A few days later Parker told an interviewer he was in support of the so-called Seven Mountains Mandate that asserts Christian dominance over the breadth of society.
“God created government, and the fact that we have let it go into the possession of others, it’s heartbreaking,” Parker said.
“The problem with Christian nationalism isn’t with Christian participation in politics but rather the belief that there should be Christian primacy in politics and law. It can manifest itself through ideology, identity and emotion. And if it were to take hold, it would both upend our Constitution and fracture our society.”—David French
It doesn’t take a constitutional scholar to see the collision between Parker’s views and the establishment clause of the First Amendment: “Congress shall make no law respecting an establishment of religion, or prohibiting the free exercise thereof..”
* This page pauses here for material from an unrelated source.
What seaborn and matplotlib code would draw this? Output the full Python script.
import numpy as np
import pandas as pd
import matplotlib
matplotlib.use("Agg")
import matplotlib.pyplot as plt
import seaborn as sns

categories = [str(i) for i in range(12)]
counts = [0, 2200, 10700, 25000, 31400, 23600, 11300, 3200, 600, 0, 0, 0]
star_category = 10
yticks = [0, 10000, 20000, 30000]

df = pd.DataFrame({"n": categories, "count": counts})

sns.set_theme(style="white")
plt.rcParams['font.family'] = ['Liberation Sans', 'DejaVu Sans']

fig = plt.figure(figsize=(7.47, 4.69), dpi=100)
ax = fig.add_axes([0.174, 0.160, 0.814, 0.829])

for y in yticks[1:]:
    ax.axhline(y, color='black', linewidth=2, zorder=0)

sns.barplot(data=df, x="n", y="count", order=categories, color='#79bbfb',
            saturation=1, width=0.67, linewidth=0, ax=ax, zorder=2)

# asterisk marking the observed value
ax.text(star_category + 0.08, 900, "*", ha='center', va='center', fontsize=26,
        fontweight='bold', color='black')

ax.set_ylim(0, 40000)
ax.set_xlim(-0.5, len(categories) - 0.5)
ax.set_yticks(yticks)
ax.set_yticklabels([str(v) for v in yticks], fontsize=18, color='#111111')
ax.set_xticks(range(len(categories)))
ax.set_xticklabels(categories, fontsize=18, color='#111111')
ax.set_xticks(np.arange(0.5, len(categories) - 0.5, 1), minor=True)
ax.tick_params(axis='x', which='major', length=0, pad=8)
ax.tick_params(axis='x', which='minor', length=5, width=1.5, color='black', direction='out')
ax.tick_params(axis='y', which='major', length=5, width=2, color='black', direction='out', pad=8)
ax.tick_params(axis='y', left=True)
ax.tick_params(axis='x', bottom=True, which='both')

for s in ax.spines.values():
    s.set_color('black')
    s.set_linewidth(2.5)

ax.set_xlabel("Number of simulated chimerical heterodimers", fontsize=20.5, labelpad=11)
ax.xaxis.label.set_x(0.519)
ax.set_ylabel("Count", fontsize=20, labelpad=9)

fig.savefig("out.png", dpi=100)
In real-life, the consequences of Parker’s religion-derived view—and that of his colleagues on the Alabama supreme court—drew a backlash that extends well beyond the state and across a nation where more than 8 million people already owe their lives to IVF procedures.
The broader context is that the Alabama law in which the new ruling is rooted couldn’t be invoked while the U.S. Supreme Court’s decision in Roe v. Wade (1973) was in effect. When the court overturned Roe with the Dobbs v. Jackson Women’s Health Organization decision in 2022, Alabama is one of thirteen states (including Idaho) whose pre-Roe abortion bans sprung back into effect.
The backlash to the Alabama supreme court’s ruling in LePage will almost certainly reinforce the unpopularity of the Dobbs decision with its predictably horrifying effects in states like Texas. In December the Texas attorney general, Ken Paxton, threatened to criminally prosecute physicians if they became involved in trying to assist Kate Cox, a Texas woman who faced serious health consequences in carrying a non-viable pregnancy. She ultimately had to travel to New Mexico to have her pregnancy aborted.
It’s hard to miss the performative cruelty of the Kate Cox case and how it epitomizes the cultural “retribution” Trump promised when he launched his campaign to reclaim the Presidency at a rally in Waco, Texas. “I am your warrior, I am your justice,” he pledged.
The irony, of course, is that Trump is not a church-goer himself, except when a church is a useful photo-prop to show his solidarity with Christian evangelicals and stoke their grievances with secular democracy. He openly reminds them, and us, that it is he who deserves credit for the repeal of Roe v. Wade because he was willing to stack the U.S. Supreme Court with justices hostile to abortion rights.
The subtext of this is hard to ignore: a movement of fundamentalist Christians, stoked on grievance, not out to win hearts and minds but to impose its will by seizing control of government and the courts. It is a minority movement, but one that may complete its ascent by the ways in which it has already altered the American political terrain through idolatry (Trump) gerrymandering, voter suppression, and purposeful disinformation.
If Christ were amongst us today, he would preach against it.